You’re doing what the statement asks. You’re staying current. You’re not missing payments.
But the balance barely moves.
What minimum payments are actually designed for
Minimum payments are not designed to help you get out of debt quickly.
They’re designed to keep your account in good standing.
That means:
- You avoid late fees
- You avoid default
- You stay in the system
But staying current is not the same as making progress.
Where your payment really goes
When you make a minimum payment, the money is applied in a specific order:
- First → interest
- Then → fees (if any)
- Last → your actual balance
With high interest rates, most of your payment disappears before it ever touches the balance.
Why it feels like nothing is changing
From your perspective:
- You made a payment
- You followed the rules
- The balance barely changed
That disconnect is what makes minimum payments feel frustrating— and for many people, misleading.
How long minimum payments can really take
Minimum payments stretch out the timeline.
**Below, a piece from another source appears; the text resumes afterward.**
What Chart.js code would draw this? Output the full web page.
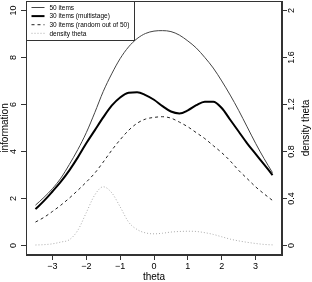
<!DOCTYPE html>
<html>
<head>
<meta charset="utf-8">
<script src="https://cdn.jsdelivr.net/npm/chart.js@4"></script>
<style>
  html, body { margin: 0; padding: 0; background: #fff; }
  canvas { display: block; }
</style>
</head>
<body>
<canvas id="graph" width="312" height="282"></canvas>
<script>
// -------------------------
// DATA
// -------------------------
const theta = [-3.5, -3.25, -3, -2.75, -2.5, -2.25, -2, -1.75, -1.5, -1.25, -1, -0.75, -0.5, -0.25,
  0, 0.25, 0.5, 0.75, 1, 1.25, 1.5, 1.75, 2, 2.25, 2.5, 2.75, 3, 3.25, 3.5];

const info50 = [1.72, 2.05, 2.42, 2.87, 3.45, 4.08, 4.8, 5.65, 6.55, 7.3, 7.95, 8.45, 8.8, 9.02,
  9.12, 9.14, 9.1, 8.95, 8.7, 8.4, 8.0, 7.55, 7.0, 6.4, 5.75, 5.05, 4.35, 3.7, 3.1];

const infoMulti = [1.55, 1.9, 2.3, 2.72, 3.2, 3.75, 4.35, 4.9, 5.45, 5.95, 6.3, 6.5, 6.52, 6.4,
  6.2, 5.93, 5.7, 5.62, 5.75, 5.97, 6.12, 6.12, 5.85, 5.35, 4.85, 4.35, 3.9, 3.45, 3.0];

const infoRandom = [1.0, 1.2, 1.45, 1.72, 2.02, 2.35, 2.7, 3.08, 3.55, 4.05, 4.5, 4.9, 5.2, 5.38,
  5.45, 5.48, 5.42, 5.25, 5.05, 4.8, 4.55, 4.25, 3.95, 3.6, 3.2, 2.85, 2.5, 2.2, 1.92];

const density = [0.005, 0.008, 0.015, 0.03, 0.05, 0.13, 0.28, 0.43, 0.5, 0.45, 0.33, 0.2, 0.137, 0.108,
  0.1, 0.105, 0.115, 0.12, 0.122, 0.12, 0.11, 0.095, 0.075, 0.055, 0.04, 0.028, 0.018, 0.01, 0.006];

const xTicks = [-3, -2, -1, 0, 1, 2, 3];
const yTicks = [0, 2, 4, 6, 8, 10];
const y1Ticks = [0, 0.4, 0.8, 1.2, 1.6, 2];
const y1Labels = ["0", "0.4", "0.8", "1.2", "1.6", "2"];

const seriesNames = ["50 items", "30 items (multistage)", "30 items (random out of 50)", "density theta"];

const FONT = "'Liberation Sans', Arial, sans-serif";

function pts(ys) {
  return theta.map((t, i) => ({ x: t, y: ys[i] }));
}

// -------------------------
// EXTRA DRAWING (box, rotated labels, legend)
// -------------------------
const rStyle = {
  id: "rStyle",
  afterDraw(chart) {
    const ctx = chart.ctx;
    const a = chart.chartArea;
    const ys = chart.scales.y;
    const y1s = chart.scales.y1;
    const xs = chart.scales.x;

    ctx.save();
    // box
    ctx.strokeStyle = "#333";
    ctx.lineWidth = 1;
    ctx.setLineDash([]);
    ctx.strokeRect(Math.round(a.left) + 0.5, Math.round(a.top) + 0.5,
      Math.round(a.right - a.left) - 1, Math.round(a.bottom - a.top) - 1);

    ctx.fillStyle = "#000";
    ctx.textAlign = "center";
    ctx.textBaseline = "middle";

    // left tick labels rotated
    ctx.font = "9px " + FONT;
    yTicks.forEach(v => {
      const py = ys.getPixelForValue(v);
      ctx.save();
      ctx.translate(14, py);
      ctx.rotate(-Math.PI / 2);
      ctx.fillText(String(v), 0, 0);
      ctx.restore();
    });
    // right tick labels rotated
    y1Ticks.forEach((v, i) => {
      const py = y1s.getPixelForValue(v);
      ctx.save();
      ctx.translate(292, py);
      ctx.rotate(-Math.PI / 2);
      ctx.fillText(y1Labels[i], 0, 0);
      ctx.restore();
    });

    // axis titles
    ctx.font = "10px " + FONT;
    ctx.save();
    ctx.translate(5, (a.top + a.bottom) / 2);
    ctx.rotate(-Math.PI / 2);
    ctx.fillText("information", 0, 0);
    ctx.restore();

    ctx.save();
    ctx.translate(306, (a.top + a.bottom) / 2);
    ctx.rotate(-Math.PI / 2);
    ctx.fillText("density theta", 0, 0);
    ctx.restore();

    ctx.fillText("theta", (xs.left + xs.right) / 2, 277.5);

    // legend
    const lx = Math.round(a.left) + 0.5;
    const ly = Math.round(a.top) + 0.5;
    ctx.fillStyle = "#fff";
    ctx.fillRect(lx, ly, 108, 39);
    ctx.strokeStyle = "#333";
    ctx.strokeRect(lx, ly, 108, 39);
    ctx.font = "6.5px " + FONT;
    ctx.textAlign = "left";
    chart.data.datasets.forEach((ds, i) => {
      const yy = ly + 6 + i * 8.6;
      ctx.strokeStyle = ds.borderColor;
      ctx.lineWidth = ds.borderWidth;
      ctx.setLineDash(ds.borderDash || []);
      ctx.beginPath();
      ctx.moveTo(lx + 5, yy);
      ctx.lineTo(lx + 18, yy);
      ctx.stroke();
      ctx.fillStyle = "#000";
      ctx.fillText(ds.label, lx + 23, yy + 0.5);
    });
    ctx.restore();
  }
};

// -------------------------
// INIT CHART
// -------------------------
function initChart() {
  const ctx = document.getElementById("graph").getContext("2d");

  new Chart(ctx, {
    type: "line",
    data: {
      datasets: [
        { label: seriesNames[0], data: pts(info50), borderColor: "#444", borderWidth: 1, yAxisID: "y" },
        { label: seriesNames[1], data: pts(infoMulti), borderColor: "#000", borderWidth: 2, yAxisID: "y" },
        { label: seriesNames[2], data: pts(infoRandom), borderColor: "#222", borderWidth: 1, borderDash: [3, 3], yAxisID: "y" },
        { label: seriesNames[3], data: pts(density), borderColor: "#aaa", borderWidth: 1, borderDash: [1, 2], yAxisID: "y1" }
      ]
    },
    options: {
      responsive: false,
      animation: false,
      events: [],
      layout: { padding: { top: 1, left: 0, right: 0, bottom: 0 } },
      elements: {
        point: { radius: 0 },
        line: { cubicInterpolationMode: "monotone", fill: false }
      },
      plugins: { legend: { display: false }, tooltip: { enabled: false } },
      scales: {
        x: {
          type: "linear",
          min: -3.78,
          max: 3.78,
          afterBuildTicks: s => { s.ticks = xTicks.map(v => ({ value: v })); },
          afterFit: s => { s.height = 27; },
          grid: { drawOnChartArea: false, drawTicks: true, tickLength: 5, color: "#333" },
          border: { display: true, color: "#333" },
          ticks: {
            padding: 1,
            color: "#000",
            font: { family: FONT, size: 9 },
            maxRotation: 0,
            callback: v => (v < 0 ? "\u2212" + Math.abs(v) : String(v))
          }
        },
        y: {
          type: "linear",
          position: "left",
          min: -0.4,
          max: 10.4,
          afterBuildTicks: s => { s.ticks = yTicks.map(v => ({ value: v })); },
          afterFit: s => { s.width = 26; },
          grid: { drawOnChartArea: false, drawTicks: true, tickLength: 5, color: "#333" },
          border: { display: true, color: "#333" },
          ticks: { display: false }
        },
        y1: {
          type: "linear",
          position: "right",
          min: -0.08,
          max: 2.08,
          afterBuildTicks: s => { s.ticks = y1Ticks.map(v => ({ value: v })); },
          afterFit: s => { s.width = 30; },
          grid: { drawOnChartArea: false, drawTicks: true, tickLength: 5, color: "#333" },
          border: { display: true, color: "#333" },
          ticks: { display: false }
        }
      }
    },
    plugins: [rStyle]
  });
}

// -------------------------
// START
// -------------------------
initChart();
</script>
</body>
</html>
What feels like a manageable monthly payment can turn into years— or even decades—of repayment.
And over that time, interest quietly adds up.
See what minimum payments are doing in your case
If you want to see how minimum-style payments affect your timeline, this tool shows it clearly:
👉 Credit Card Interest Calculator (Debt Zapper)
What actually changes the outcome
Breaking out of the minimum payment cycle doesn’t require perfection.
Even small changes can shift the math:
- Adding a little more to your payment
- Reducing your interest rate
- Temporarily removing interest pressure
The calm takeaway
Minimum payments aren’t wrong. They just aren’t designed to create momentum.
Once you understand that, you can start making changes that actually move the balance forward.